Without the pictures, return exactly the lines from the one with "What React, TypeScript" through the one with "import * as". Both end lines belong in the copy.

◆ TASK MATERIAL:
>> Start
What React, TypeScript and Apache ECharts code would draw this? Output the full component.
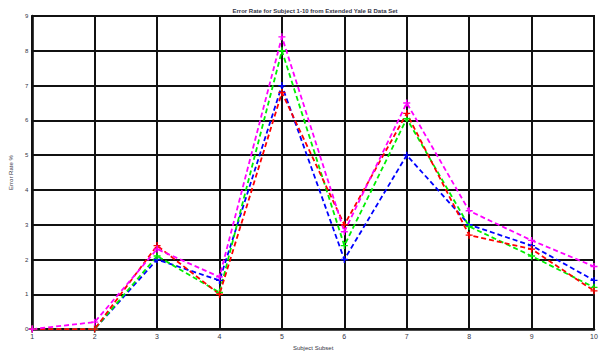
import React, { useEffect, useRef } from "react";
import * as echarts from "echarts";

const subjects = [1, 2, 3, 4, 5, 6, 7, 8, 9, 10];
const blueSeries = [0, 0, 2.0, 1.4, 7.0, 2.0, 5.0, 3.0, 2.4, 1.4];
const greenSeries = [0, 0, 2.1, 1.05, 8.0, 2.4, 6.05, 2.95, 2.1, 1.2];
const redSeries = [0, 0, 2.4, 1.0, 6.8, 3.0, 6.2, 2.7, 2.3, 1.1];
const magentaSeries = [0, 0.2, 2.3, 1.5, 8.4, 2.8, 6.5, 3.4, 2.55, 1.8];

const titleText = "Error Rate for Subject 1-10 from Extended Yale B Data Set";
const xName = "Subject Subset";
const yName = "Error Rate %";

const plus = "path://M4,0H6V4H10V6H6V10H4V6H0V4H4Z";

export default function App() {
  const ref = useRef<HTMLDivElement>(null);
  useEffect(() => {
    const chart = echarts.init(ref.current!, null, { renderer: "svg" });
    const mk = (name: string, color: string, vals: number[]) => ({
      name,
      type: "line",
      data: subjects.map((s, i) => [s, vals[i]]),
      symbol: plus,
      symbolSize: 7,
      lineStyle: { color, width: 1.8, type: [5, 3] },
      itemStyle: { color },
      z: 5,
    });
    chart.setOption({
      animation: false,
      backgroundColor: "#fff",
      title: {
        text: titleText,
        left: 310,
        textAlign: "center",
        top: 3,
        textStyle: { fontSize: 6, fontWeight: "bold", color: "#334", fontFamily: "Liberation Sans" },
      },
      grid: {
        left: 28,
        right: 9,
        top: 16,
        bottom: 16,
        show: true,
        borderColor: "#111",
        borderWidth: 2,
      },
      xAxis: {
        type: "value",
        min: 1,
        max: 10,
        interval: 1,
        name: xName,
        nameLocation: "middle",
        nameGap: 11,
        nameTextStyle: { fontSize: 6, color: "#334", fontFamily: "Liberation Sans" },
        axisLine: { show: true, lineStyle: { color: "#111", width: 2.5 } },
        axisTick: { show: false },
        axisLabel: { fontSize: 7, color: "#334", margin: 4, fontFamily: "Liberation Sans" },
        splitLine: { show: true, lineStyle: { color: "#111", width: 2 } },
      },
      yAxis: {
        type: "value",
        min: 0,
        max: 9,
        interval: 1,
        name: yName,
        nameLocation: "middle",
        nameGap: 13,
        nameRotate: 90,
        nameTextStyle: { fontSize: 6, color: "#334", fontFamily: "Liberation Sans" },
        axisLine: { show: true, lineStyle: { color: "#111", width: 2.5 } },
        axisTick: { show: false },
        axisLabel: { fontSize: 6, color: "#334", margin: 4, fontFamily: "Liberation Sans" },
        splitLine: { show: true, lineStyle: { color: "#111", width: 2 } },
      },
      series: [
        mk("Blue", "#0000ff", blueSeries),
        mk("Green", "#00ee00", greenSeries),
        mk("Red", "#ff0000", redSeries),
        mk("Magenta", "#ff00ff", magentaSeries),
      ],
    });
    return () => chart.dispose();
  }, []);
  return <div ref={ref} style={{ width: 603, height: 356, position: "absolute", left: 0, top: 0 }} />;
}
>> End
>> Start
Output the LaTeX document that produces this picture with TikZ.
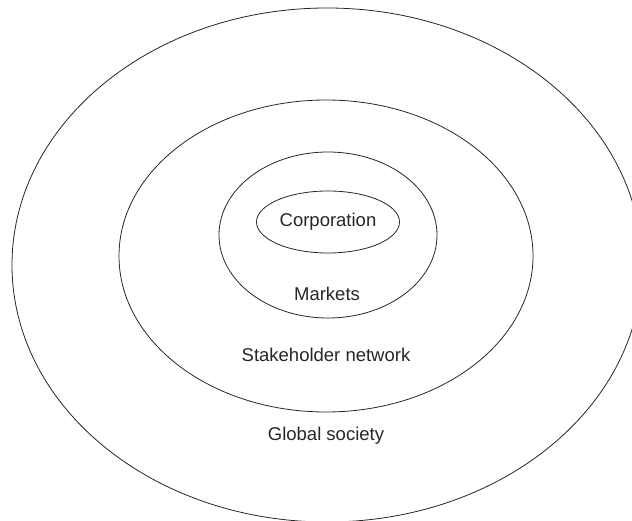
>> End
◆ OUTPUT:
What React, TypeScript and Apache ECharts code would draw this? Output the full component.
import React, { useEffect, useRef } from "react";
import * as echarts from "echarts";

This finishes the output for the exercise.